The MP notes that the Financial Conduct Authority is about to report on allegations that the bank’s now disbanded Global Restructuring Group (GRG) mistreated small firms. She says Mr Carlyle’s case has been handled continuously from 2008 until the present by two bankers formerly in the Edinburgh-based GRG.

“Mr Carlyle alleges that (they) have a ‘personal vendetta’ against him and he believes that as such the bank is not acting in the interests of either party,” Ms Ferrier writes.   

The developer’s former MP Jim Hood, speaking in the Commons in 2010, said “the taxpayer should not be funding personal vendettas by bank personnel”.    His comments came after Mr Carlyle was sequestrated for a £4000 debt  in spite of having a £3m claim against the bank still in progress , and was then subjected to a record 12-year bankruptcy restriction order after a sheriff court received submissions from RBS objecting to the recall of his sequestration.

Mr Carlyle’s solicitor  Cat MacLean of MBM Commercial took the case to the Supreme Court on a no-win no-fee basis, and said in March that he had persevered despite “numerous obstacles put in his way by RBS”.  She has revealed that Restitution, Scotland’s only third party litigation funder set up by private backers and managed by former MBM partner David Calder, will now fund Mr Carlyle’s case.

Ms MacLean said Restitution was not a purely commercial venture as it was keen to fill the funding gap “where there has been a clear wrong perpetrated by a bank”.  Bringing a damages case, even after a Supreme Court victory, would otherwise be impossible due to the upfront costs of specialist experts who were not allowed to operate on the contingent basis of third party funders.
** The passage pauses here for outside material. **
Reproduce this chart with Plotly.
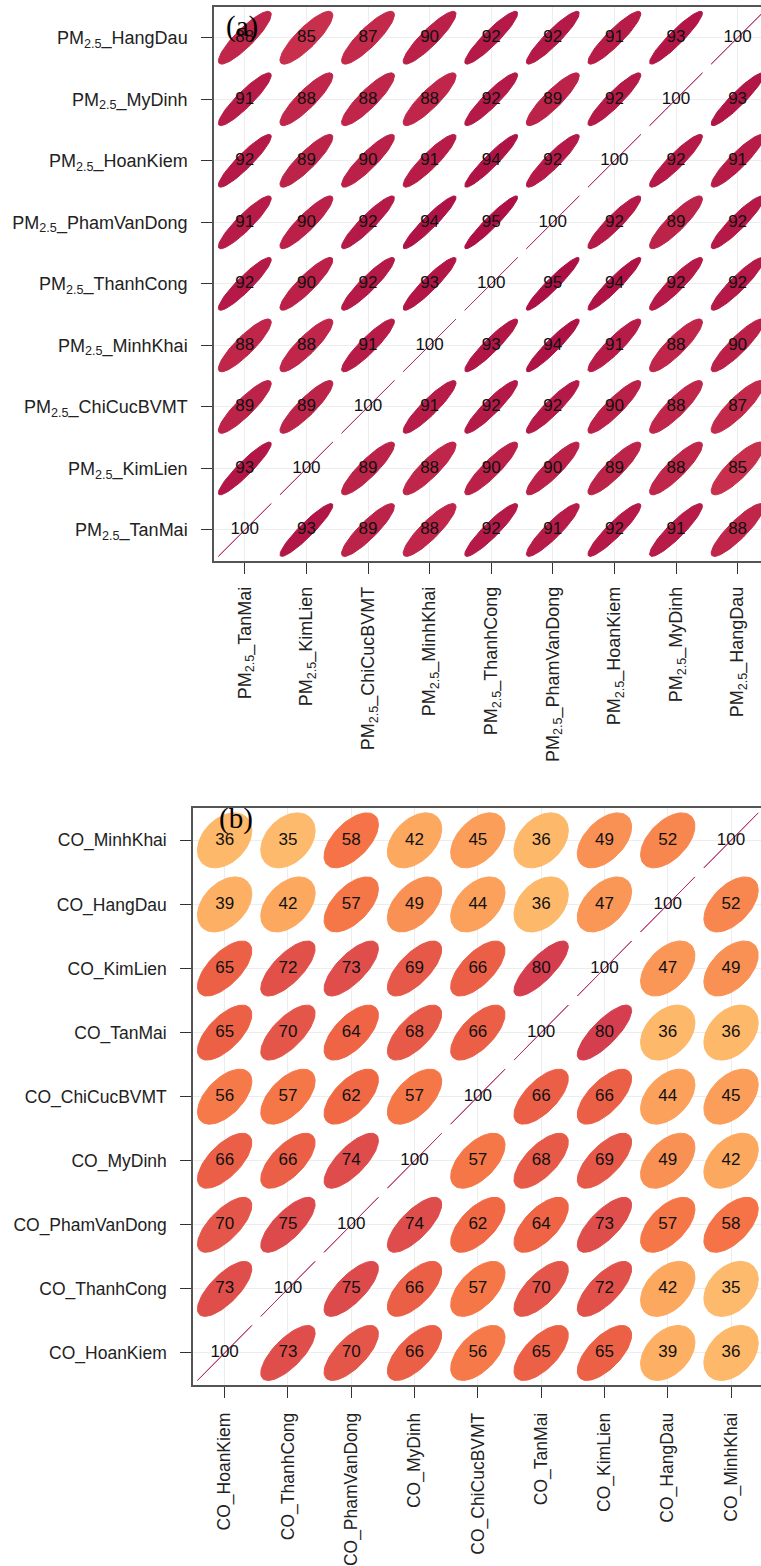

Ms MacLean noted that Scottish Legal Aid Board funding for the Court of Appeal stage had been conditional on Mr Carlyle’s obvious solvency in the event of winning his claim.  Had the same reasonable judgement been used in 2010, the lawyer said, the developer’s sequestration would have been recalled in Hamilton Sheriff Court. Instead at the bank’s instigation he had been subjected to the order which means he cannot be involved in any way in a business for 12 years or borrow more than £500.

She commented: “Our offer to the bank is that we have all been through this for seven years, is it not time to draw a line under it?  It has increasingly seemed to us as the case has gone on that this has been a personal matter between people in GRG and Derek, and I would have thought that it was time to put these personal issues to one side.”
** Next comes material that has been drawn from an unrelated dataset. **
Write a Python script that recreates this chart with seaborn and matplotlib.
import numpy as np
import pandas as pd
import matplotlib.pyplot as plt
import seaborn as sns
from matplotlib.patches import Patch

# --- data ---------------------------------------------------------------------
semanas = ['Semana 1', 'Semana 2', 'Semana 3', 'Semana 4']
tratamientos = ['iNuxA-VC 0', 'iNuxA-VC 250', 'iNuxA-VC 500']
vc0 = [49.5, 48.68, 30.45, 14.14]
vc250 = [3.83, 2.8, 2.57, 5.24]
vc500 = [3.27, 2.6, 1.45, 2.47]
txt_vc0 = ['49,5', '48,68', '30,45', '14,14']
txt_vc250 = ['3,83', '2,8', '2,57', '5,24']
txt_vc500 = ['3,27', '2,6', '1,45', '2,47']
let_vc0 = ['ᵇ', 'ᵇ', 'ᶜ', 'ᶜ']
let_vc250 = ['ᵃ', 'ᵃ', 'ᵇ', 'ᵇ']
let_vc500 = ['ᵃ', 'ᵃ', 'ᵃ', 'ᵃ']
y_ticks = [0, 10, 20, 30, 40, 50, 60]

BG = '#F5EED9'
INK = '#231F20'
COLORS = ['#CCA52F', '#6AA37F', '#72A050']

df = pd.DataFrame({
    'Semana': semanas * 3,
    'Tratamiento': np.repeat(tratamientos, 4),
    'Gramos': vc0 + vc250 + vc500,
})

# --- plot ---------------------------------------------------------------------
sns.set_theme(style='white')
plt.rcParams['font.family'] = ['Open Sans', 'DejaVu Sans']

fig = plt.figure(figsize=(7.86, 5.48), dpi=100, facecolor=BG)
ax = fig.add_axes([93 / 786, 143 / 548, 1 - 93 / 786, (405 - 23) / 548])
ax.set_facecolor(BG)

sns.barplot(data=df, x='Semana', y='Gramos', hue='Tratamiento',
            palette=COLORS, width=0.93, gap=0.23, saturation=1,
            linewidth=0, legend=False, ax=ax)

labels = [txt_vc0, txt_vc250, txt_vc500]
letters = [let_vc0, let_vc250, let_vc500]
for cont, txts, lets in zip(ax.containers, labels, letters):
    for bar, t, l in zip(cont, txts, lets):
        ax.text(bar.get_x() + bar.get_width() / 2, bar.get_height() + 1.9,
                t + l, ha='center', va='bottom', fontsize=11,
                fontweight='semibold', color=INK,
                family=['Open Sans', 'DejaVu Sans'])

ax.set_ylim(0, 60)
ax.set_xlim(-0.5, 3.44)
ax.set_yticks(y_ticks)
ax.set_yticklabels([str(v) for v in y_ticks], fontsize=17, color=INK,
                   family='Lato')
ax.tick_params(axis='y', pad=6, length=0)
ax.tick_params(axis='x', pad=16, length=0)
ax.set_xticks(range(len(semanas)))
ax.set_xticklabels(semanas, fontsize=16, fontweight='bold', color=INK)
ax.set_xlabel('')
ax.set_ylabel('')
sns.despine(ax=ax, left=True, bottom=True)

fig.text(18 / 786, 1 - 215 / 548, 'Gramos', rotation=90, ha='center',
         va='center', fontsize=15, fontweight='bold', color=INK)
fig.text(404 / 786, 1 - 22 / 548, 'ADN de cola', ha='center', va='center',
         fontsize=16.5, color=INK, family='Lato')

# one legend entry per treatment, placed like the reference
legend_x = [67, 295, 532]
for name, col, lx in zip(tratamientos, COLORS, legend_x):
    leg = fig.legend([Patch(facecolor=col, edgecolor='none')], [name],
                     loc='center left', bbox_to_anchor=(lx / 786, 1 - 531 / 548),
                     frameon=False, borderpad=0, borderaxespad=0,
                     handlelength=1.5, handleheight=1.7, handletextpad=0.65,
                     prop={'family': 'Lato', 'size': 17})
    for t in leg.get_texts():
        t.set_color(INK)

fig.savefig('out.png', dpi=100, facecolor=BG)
In her letter to Mr McEwan,  Ms Ferrier noted that the RBS chief executive has said he wants the bank “to stand up for its past misdemeanours” adding: “If this is a true reflection of your position I would urge you to intervene personally in this case.”

It was reported last month that Mr McEwan was responding to the FCA’s as yet unpublished findings by drawing up plans for a compensation scheme for former GRG customers.

RBS said on Friday it was not prepared to comment on the allegations about the workings of the former GRG, or against individuals. A source said the bank would be responding to Ms Ferrier on all points raised, and that the bank’s lawyers were waiting for information to be provided by Mr Carlyle’s lawyers.

A spokesman said: “We are taking all possible measures to resolve this matter”.